### Work to be completed
Please count the lines below that contain the word "code", and reply with that number alone.

[Items listed in a dataset]
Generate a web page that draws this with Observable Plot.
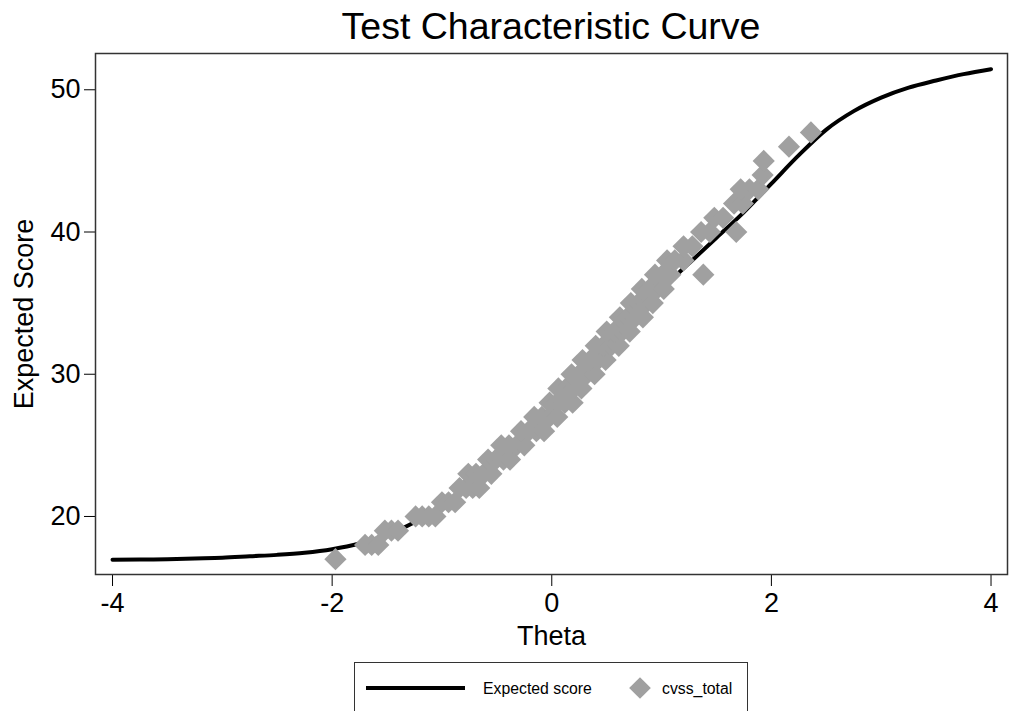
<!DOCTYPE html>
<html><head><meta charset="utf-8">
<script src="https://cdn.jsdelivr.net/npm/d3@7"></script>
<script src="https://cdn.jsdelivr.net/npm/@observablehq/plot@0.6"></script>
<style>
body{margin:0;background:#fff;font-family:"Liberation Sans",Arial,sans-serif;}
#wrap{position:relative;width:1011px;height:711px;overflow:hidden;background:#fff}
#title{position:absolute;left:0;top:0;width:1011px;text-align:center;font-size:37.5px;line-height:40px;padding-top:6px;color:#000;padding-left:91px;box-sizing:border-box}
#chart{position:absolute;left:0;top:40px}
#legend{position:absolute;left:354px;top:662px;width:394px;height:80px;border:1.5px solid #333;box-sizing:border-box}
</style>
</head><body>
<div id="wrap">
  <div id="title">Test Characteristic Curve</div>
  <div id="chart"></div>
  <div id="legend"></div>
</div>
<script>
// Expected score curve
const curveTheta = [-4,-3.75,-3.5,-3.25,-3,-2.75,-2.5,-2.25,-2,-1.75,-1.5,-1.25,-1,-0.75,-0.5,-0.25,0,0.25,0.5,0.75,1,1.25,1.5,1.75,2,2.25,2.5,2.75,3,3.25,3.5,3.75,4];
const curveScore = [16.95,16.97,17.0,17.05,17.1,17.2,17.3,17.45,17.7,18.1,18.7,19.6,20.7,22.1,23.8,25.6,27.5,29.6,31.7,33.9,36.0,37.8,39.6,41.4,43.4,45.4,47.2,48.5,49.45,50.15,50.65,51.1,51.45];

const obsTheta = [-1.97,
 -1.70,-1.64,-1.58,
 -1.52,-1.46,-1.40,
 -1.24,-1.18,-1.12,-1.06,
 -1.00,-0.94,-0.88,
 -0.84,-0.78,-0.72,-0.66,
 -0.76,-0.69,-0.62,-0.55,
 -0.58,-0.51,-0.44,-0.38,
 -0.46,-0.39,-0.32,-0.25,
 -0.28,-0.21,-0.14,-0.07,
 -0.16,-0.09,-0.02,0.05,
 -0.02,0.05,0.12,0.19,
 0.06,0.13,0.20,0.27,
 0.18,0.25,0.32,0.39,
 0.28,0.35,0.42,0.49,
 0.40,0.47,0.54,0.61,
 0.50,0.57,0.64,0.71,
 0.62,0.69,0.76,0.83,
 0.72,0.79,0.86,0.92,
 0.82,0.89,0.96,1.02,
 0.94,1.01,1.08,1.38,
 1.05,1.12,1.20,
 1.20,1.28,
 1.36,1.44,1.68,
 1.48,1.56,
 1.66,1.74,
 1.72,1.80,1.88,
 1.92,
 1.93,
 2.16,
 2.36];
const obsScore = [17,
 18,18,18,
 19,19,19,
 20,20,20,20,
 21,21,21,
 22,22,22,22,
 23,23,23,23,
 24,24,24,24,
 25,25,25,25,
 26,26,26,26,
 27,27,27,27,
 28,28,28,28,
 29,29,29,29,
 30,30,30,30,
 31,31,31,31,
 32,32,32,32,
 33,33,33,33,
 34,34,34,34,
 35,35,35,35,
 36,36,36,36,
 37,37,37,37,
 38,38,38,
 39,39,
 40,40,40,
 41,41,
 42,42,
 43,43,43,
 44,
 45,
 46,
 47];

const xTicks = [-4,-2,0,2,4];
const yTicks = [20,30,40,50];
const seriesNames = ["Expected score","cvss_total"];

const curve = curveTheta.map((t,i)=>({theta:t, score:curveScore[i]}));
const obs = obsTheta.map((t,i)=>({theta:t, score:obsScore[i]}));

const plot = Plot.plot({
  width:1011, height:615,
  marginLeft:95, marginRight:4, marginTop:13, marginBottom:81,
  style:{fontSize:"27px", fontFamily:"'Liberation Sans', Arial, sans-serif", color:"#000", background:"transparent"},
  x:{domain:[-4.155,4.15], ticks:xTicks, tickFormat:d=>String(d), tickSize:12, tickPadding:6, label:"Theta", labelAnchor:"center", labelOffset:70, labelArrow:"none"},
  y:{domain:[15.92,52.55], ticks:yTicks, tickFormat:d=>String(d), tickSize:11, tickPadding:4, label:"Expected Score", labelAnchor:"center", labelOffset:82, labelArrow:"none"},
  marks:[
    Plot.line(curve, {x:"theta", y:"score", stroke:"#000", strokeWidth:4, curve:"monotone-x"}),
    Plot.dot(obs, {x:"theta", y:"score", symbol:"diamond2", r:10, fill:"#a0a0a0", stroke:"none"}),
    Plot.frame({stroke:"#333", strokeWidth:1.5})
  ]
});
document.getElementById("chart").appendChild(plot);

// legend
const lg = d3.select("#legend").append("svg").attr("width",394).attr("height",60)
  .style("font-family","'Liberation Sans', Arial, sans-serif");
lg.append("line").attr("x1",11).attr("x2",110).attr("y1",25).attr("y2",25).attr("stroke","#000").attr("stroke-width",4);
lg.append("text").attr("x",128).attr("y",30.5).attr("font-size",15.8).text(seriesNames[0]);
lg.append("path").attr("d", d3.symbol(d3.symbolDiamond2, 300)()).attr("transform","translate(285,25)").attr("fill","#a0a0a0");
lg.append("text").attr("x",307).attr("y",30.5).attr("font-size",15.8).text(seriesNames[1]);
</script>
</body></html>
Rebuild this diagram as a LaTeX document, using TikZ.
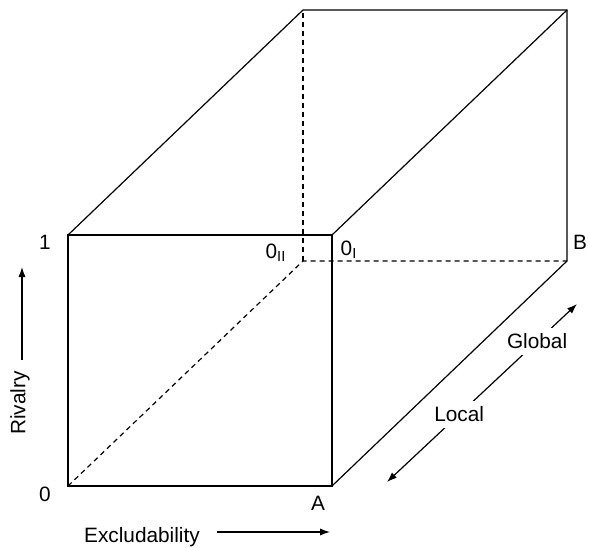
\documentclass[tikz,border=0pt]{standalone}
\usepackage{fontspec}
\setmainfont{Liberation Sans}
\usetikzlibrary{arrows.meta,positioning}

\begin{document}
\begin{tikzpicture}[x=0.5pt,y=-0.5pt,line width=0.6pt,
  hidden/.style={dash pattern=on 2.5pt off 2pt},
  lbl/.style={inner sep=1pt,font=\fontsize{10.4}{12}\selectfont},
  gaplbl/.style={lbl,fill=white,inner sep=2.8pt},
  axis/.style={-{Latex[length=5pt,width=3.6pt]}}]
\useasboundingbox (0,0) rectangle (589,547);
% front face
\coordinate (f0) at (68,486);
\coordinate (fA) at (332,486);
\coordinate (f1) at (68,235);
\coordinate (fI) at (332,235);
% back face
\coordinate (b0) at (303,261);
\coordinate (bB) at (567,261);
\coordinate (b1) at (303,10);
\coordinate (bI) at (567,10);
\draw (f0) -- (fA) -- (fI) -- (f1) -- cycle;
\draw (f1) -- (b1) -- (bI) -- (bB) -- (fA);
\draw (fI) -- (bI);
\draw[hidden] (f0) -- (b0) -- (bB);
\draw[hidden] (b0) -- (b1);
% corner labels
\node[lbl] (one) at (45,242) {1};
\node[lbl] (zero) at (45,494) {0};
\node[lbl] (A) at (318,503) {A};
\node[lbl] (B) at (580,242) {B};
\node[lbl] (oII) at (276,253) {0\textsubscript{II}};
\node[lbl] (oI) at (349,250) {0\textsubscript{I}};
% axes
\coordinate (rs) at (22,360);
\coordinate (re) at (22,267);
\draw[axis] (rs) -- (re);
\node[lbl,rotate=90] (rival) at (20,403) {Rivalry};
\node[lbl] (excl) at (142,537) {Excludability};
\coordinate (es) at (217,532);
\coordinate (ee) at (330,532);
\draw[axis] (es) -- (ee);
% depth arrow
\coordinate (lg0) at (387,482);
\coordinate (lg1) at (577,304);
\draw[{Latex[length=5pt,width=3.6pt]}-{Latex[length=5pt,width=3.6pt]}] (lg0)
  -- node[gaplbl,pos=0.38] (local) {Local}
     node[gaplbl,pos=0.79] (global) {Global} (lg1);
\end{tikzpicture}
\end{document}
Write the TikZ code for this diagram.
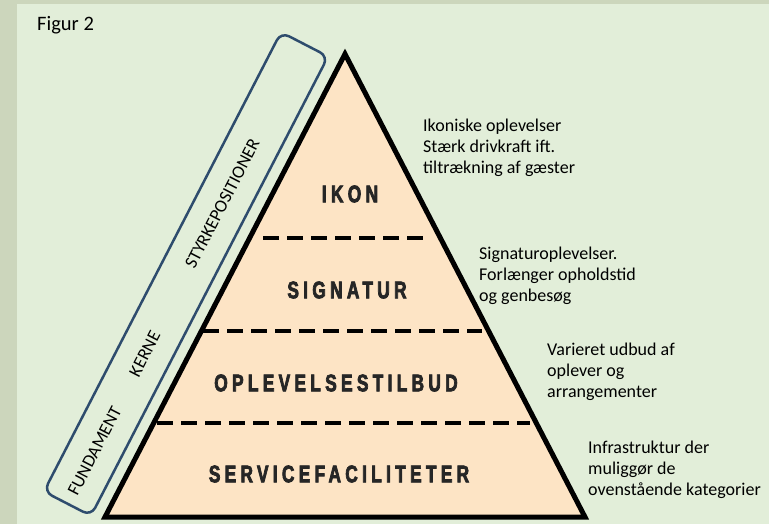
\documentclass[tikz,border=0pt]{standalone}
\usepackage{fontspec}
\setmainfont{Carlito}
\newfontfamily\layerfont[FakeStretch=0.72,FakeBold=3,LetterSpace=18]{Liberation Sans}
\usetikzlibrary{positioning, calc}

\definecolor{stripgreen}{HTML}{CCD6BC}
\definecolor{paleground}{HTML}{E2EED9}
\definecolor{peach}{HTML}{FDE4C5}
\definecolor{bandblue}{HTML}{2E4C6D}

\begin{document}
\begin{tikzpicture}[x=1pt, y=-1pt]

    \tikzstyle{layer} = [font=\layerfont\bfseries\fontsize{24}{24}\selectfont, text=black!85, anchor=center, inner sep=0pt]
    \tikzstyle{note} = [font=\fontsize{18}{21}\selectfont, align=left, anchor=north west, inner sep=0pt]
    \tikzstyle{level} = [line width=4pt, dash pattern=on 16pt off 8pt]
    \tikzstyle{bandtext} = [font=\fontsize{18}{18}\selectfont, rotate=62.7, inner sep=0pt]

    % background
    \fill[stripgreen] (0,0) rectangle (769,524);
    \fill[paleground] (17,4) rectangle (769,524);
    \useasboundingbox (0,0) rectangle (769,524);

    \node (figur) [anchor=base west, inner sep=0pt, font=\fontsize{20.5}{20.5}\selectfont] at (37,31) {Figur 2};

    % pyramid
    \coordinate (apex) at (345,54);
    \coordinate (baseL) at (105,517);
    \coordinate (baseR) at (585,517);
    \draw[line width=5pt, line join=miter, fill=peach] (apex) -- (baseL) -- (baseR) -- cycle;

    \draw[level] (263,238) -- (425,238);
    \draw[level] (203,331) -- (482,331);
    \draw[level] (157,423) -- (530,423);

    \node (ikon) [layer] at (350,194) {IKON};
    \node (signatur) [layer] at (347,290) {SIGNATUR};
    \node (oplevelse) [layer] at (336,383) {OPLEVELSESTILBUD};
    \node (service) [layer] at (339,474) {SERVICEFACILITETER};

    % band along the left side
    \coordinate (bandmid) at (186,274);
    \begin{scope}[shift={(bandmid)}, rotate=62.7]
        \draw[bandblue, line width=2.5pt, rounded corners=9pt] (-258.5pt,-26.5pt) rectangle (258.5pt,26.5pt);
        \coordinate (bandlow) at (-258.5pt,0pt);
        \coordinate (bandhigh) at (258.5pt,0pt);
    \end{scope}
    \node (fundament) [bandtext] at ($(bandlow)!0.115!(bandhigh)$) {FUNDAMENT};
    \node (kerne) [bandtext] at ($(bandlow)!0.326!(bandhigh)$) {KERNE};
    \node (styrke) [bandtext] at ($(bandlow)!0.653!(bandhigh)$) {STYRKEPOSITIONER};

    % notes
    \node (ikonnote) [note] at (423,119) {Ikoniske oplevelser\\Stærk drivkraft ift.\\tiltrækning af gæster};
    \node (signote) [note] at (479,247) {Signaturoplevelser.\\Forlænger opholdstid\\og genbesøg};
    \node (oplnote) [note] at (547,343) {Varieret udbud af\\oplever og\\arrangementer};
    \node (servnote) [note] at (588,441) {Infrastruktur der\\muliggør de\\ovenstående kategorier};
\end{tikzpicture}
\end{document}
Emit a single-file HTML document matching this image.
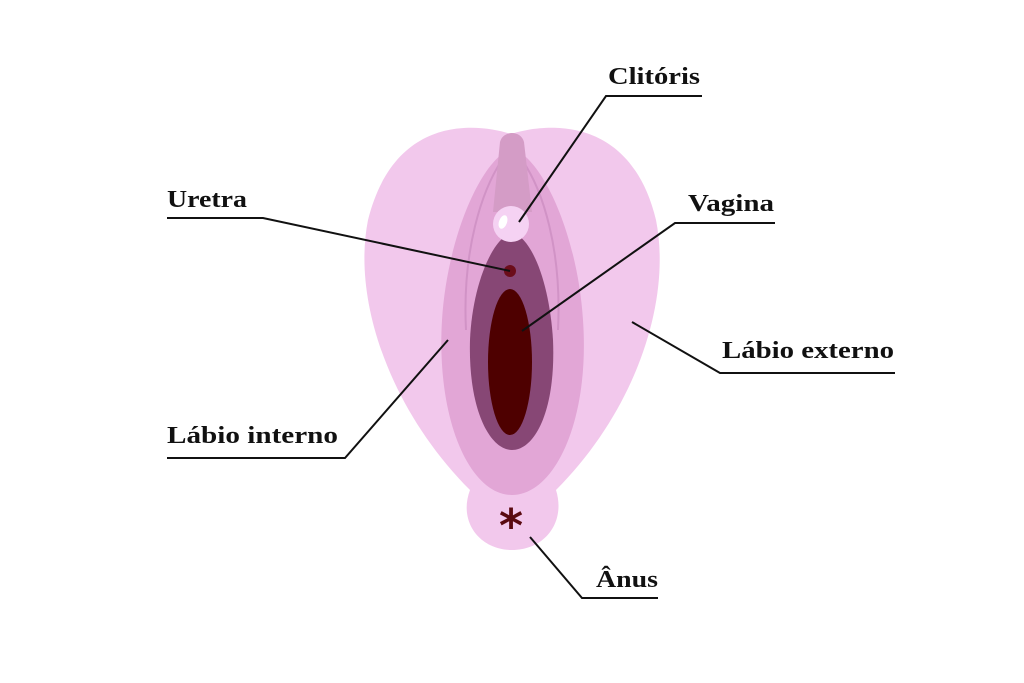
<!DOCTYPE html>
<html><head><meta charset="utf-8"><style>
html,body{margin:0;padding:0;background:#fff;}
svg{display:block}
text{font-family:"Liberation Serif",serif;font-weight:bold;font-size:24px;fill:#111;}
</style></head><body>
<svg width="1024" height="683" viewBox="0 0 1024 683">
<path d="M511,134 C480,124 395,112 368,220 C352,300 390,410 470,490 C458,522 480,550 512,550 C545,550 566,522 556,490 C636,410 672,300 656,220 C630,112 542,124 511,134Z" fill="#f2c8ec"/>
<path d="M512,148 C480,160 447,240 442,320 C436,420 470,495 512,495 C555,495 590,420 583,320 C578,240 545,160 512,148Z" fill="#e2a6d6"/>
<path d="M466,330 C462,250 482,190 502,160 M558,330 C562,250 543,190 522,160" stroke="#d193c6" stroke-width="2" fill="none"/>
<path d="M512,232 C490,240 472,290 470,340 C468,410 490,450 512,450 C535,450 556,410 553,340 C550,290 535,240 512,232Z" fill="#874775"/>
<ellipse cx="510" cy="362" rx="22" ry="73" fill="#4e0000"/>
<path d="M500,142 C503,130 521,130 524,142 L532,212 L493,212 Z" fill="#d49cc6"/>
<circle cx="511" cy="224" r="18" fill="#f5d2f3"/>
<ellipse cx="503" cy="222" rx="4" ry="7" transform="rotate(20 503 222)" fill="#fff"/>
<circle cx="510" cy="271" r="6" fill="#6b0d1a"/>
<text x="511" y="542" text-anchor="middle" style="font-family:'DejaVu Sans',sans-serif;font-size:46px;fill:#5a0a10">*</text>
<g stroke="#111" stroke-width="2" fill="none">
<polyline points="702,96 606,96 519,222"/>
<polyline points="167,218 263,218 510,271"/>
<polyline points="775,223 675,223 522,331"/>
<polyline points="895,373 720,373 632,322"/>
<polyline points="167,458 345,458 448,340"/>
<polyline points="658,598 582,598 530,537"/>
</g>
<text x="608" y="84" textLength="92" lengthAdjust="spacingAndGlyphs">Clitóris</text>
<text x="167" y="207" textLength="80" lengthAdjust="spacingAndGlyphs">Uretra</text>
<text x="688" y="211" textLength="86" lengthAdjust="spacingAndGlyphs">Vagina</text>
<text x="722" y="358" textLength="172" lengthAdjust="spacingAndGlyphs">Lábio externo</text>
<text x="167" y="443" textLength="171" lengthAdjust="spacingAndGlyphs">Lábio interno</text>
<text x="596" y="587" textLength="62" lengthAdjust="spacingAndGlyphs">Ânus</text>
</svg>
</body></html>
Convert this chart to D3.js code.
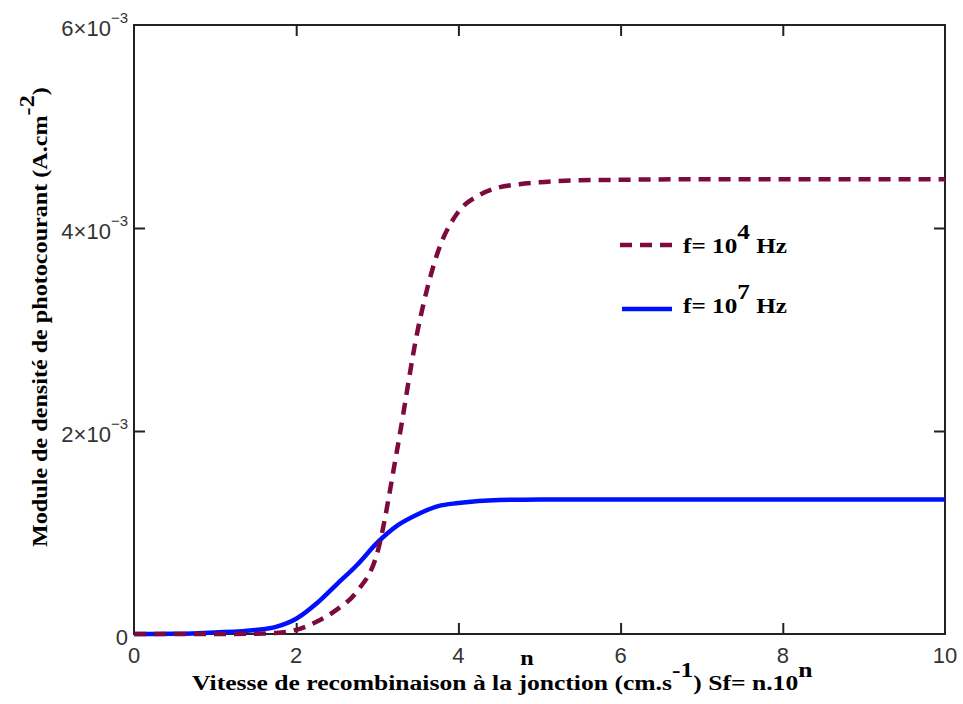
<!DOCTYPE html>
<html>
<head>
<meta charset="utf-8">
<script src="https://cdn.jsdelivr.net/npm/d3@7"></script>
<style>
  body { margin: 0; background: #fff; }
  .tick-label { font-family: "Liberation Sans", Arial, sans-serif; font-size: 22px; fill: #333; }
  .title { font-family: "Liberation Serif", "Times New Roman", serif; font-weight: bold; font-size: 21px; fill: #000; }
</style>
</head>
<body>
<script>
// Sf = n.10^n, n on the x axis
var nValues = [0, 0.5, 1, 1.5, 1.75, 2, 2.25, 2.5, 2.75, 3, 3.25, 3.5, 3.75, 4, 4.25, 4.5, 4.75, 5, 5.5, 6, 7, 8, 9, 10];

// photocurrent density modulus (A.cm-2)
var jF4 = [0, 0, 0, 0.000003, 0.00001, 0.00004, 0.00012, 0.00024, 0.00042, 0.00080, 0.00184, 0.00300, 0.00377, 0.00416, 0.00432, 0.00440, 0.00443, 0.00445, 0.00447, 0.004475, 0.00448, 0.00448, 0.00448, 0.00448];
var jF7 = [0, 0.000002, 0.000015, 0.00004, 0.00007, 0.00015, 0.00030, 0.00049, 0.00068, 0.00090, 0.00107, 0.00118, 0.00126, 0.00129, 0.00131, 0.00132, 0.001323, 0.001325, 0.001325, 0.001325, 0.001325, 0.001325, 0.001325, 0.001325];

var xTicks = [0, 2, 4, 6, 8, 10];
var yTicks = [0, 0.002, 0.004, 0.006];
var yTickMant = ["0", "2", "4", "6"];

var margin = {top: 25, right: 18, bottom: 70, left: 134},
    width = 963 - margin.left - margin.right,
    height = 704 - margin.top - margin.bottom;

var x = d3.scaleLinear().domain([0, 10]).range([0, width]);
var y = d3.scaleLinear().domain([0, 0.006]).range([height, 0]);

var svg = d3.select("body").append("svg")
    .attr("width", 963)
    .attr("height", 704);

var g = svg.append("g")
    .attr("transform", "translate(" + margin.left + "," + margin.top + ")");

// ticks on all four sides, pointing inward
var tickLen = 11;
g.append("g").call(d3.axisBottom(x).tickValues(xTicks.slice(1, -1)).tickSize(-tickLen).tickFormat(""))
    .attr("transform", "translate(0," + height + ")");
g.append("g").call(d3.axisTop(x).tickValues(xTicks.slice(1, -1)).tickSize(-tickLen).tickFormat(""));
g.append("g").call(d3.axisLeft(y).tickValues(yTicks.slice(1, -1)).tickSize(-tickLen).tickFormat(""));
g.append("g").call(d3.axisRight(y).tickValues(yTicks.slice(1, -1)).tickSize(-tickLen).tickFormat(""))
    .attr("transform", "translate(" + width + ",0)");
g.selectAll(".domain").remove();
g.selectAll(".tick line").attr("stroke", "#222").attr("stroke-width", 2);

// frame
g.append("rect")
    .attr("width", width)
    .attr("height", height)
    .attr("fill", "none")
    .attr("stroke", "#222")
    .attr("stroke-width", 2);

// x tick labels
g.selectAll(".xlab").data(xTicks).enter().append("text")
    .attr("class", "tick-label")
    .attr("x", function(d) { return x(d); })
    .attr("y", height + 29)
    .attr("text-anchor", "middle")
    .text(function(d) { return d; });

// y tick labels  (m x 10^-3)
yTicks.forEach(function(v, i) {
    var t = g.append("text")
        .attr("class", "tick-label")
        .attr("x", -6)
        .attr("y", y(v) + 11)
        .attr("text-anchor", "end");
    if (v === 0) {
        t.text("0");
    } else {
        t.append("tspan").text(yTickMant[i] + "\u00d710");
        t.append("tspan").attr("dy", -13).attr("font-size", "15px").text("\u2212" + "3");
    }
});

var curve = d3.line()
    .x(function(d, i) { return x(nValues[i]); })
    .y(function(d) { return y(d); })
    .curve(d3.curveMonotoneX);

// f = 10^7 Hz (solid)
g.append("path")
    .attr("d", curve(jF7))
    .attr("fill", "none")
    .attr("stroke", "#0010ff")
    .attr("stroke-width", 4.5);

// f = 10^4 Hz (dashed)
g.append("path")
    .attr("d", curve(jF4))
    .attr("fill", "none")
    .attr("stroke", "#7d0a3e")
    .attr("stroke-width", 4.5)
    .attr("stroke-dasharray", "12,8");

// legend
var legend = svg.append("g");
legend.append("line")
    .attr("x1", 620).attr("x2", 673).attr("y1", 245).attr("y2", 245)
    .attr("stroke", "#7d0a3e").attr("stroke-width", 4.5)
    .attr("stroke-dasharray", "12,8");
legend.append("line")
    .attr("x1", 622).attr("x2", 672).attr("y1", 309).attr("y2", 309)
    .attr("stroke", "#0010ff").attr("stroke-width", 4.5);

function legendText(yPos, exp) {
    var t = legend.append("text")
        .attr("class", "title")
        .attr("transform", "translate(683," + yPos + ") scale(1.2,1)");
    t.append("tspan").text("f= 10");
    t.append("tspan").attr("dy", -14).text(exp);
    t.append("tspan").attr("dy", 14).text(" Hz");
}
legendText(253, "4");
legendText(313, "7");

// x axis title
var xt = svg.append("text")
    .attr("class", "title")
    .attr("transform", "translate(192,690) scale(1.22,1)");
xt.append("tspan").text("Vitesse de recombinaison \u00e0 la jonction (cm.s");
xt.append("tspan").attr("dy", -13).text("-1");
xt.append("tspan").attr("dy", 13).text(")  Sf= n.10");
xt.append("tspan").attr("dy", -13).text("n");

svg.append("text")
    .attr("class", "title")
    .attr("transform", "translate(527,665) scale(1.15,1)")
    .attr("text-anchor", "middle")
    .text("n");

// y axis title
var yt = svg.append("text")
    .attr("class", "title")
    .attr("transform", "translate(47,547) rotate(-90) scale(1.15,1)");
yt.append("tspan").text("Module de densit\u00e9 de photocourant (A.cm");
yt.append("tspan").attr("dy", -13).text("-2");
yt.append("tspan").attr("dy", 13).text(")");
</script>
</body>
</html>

### Result of the exercise
2